1. ## abstract algebra proof

Can anyone help with the following?
Prove that G cannot have a subgroup H with the order of H=n-1, where the order of G=n, and n is greater than 2.
Thanks!

2. Originally Posted by marches
Can anyone help with the following?
Prove that G cannot have a subgroup H with the order of H=n-1, where the order of G=n, and n is greater than 2.
Thanks!

Lagrange's Theorem: when $\displaystyle n-1\mid n$ ?

Tonio

3. Thanks, but can't use Lagrange's...not to mention, G and H are infinite--I think Lagrange applies to finite groups. Any other suggestions?

4. Originally Posted by marches
Thanks, but can't use Lagrange's...not to mention, G and H are infinite--I think Lagrange applies to finite groups. Any other suggestions?

You gave both G, H FINITE groups! You said the order of H = n-1 and the order of G = n...of course Lagrange applies only in the finite case: the case you gave.

Tonio

5. oops--Right,right, I was thinking the n>2 thing was implying infinite order. But still, we were told not to use Lagrange's. Any other ideas?
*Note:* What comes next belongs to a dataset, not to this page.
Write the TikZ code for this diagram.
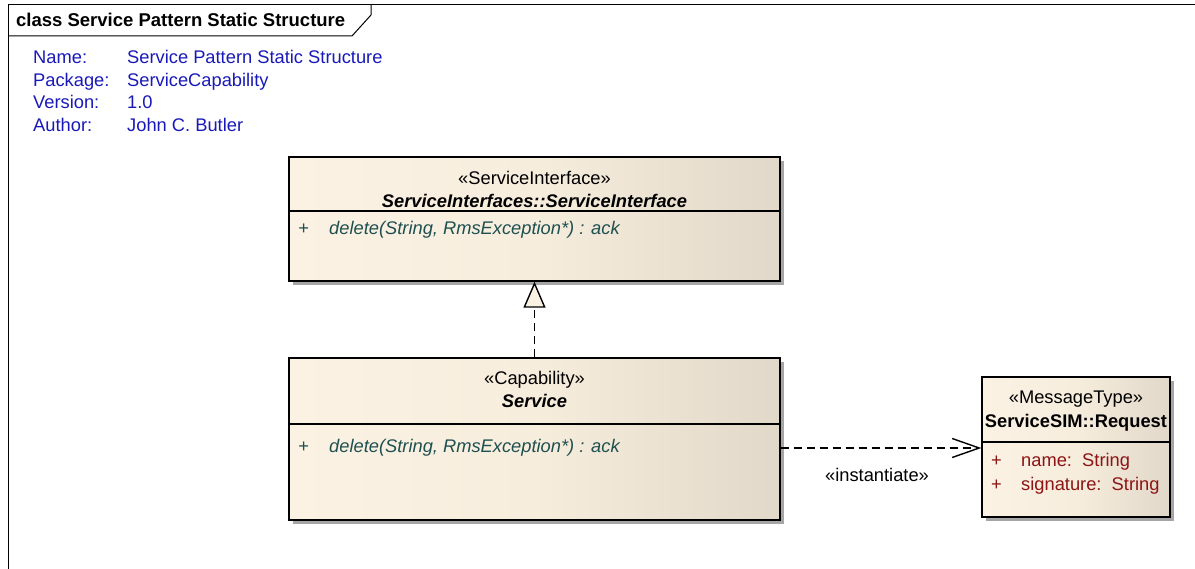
\documentclass[tikz,border=0pt]{standalone}
\usepackage{fontspec}
\setmainfont{Liberation Sans}
\usetikzlibrary{arrows.meta,shadows}
\definecolor{infoblue}{RGB}{25,25,185}
\definecolor{opteal}{RGB}{30,80,80}
\definecolor{attrred}{RGB}{140,20,20}
\definecolor{creamL}{RGB}{251,242,228}
\definecolor{creamM}{RGB}{247,237,221}
\definecolor{creamR}{RGB}{226,216,201}
\tikzset{
  umlbox/.style={draw=black, line width=1.4pt, inner sep=0pt, left color=creamL, right color=creamR, middle color=creamM,
    drop shadow={shadow xshift=4pt, shadow yshift=-4pt, fill=black!35, opacity=1}},
  txt/.style={inner sep=0pt, font=\fontsize{18.3}{21}\selectfont},
  info/.style={txt, text=infoblue, anchor=base west},
  ster/.style={txt, anchor=base},
  cname/.style={txt, anchor=base, font=\fontsize{18.3}{21}\selectfont\bfseries\itshape},
  opt/.style={txt, text=opteal, anchor=base west, font=\fontsize{18.3}{21}\selectfont\itshape},
  attr/.style={txt, text=attrred, anchor=base west},
  dep/.style={line width=1.6pt, dash pattern=on 8pt off 5pt},
}
\begin{document}
\begin{tikzpicture}[x=1pt,y=-1pt]
\useasboundingbox (0,0) rectangle (1195,569);
% frame
\draw[line width=1pt] (8,575) -- (8,5) -- (1200,5);
\draw[line width=1pt] (8,36) -- (352,36) -- (371,15) -- (371,5);
\node[txt, anchor=base west, font=\fontsize{18.5}{21}\selectfont\bfseries] (title) at (16,27) {class Service Pattern Static Structure};
% info
\node[info] (n1) at (33,64) {Name:};
\node[info] (n2) at (33,87) {Package:};
\node[info] (n3) at (33,109) {Version:};
\node[info] (n4) at (33,132) {Author:};
\node[info] (v1) at (127,64) {Service Pattern Static Structure};
\node[info] (v2) at (127,87) {ServiceCapability};
\node[info] (v3) at (127,109) {1.0};
\node[info] (v4) at (127,132) {John C. Butler};
% box 1
\node[umlbox, minimum width=491pt, minimum height=124pt] (si) at (534.5,219) {};
\draw[line width=1.4pt] (289,211) -- (780,211);
\node[ster] (si1) at (534.5,185) {«ServiceInterface»};
\node[cname] (si2) at (534.5,208) {ServiceInterfaces::ServiceInterface};
\node[opt] (sip) at (298,235) {+};
\node[opt] (siop) at (329,235) {delete(String, RmsException*) : ack};
% box 2
\node[umlbox, minimum width=491pt, minimum height=162pt] (svc) at (534.5,439) {};
\draw[line width=1.4pt] (289,424) -- (780,424);
\node[ster] (sv1) at (534.5,385) {«Capability»};
\node[cname] (sv2) at (534.5,408) {Service};
\node[opt] (svp) at (298,453) {+};
\node[opt] (svop) at (329,453) {delete(String, RmsException*) : ack};
% box 3
\node[umlbox, minimum width=188pt, minimum height=140pt] (req) at (1076,447) {};
\draw[line width=1.4pt] (982,442) -- (1170,442);
\node[ster] (rq1) at (1076,404) {«MessageType»};
\node[txt, anchor=base, font=\fontsize{18.3}{21}\selectfont\bfseries] (rq2) at (1076,428) {ServiceSIM::Request};
\node[attr] (rqp1) at (991,467) {+};
\node[attr] (rqa1) at (1021,467) {name:\ \ String};
\node[attr] (rqp2) at (991,490) {+};
\node[attr] (rqa2) at (1021,490) {signature:\ \ String};
% connectors
\draw[dep, -{Triangle[open, fill=creamL, length=26pt, width=22pt, line width=1.4pt]}] (svc.north) -- (si.south);
\coordinate (dy) at (0,448);
\draw[dep, -{Straight Barb[length=27pt, width=19pt, line width=1.4pt]}] (svc.east |- dy) -- (req.west |- dy);
\node[ster] (inst) at (877,482) {«instantiate»};
\end{tikzpicture}
\end{document}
6. Originally Posted by marches
oops--Right,right, I was thinking the n>2 thing was implying infinite order. But still, we were told not to use Lagrange's. Any other ideas?
We have that $\displaystyle G-H=\{m\}$. Now, clearly $\displaystyle m\ne e$. Now, since $\displaystyle n>2$ we see that $\displaystyle |H|>1$ and so there exists some $\displaystyle h\in H-\{e\}$. Clearly $\displaystyle mh\in G$ but $\displaystyle mh\notin H$ since if it were we'd have that $\displaystyle mh=h',\text{ }h'\in H$ and so $\displaystyle m=h'h^{-1}\implies m\in H$. Thus, $\displaystyle mh\notin H\implies mh=m\implies h=e$. This contradicts our choice of $\displaystyle h$. The conclusion follows.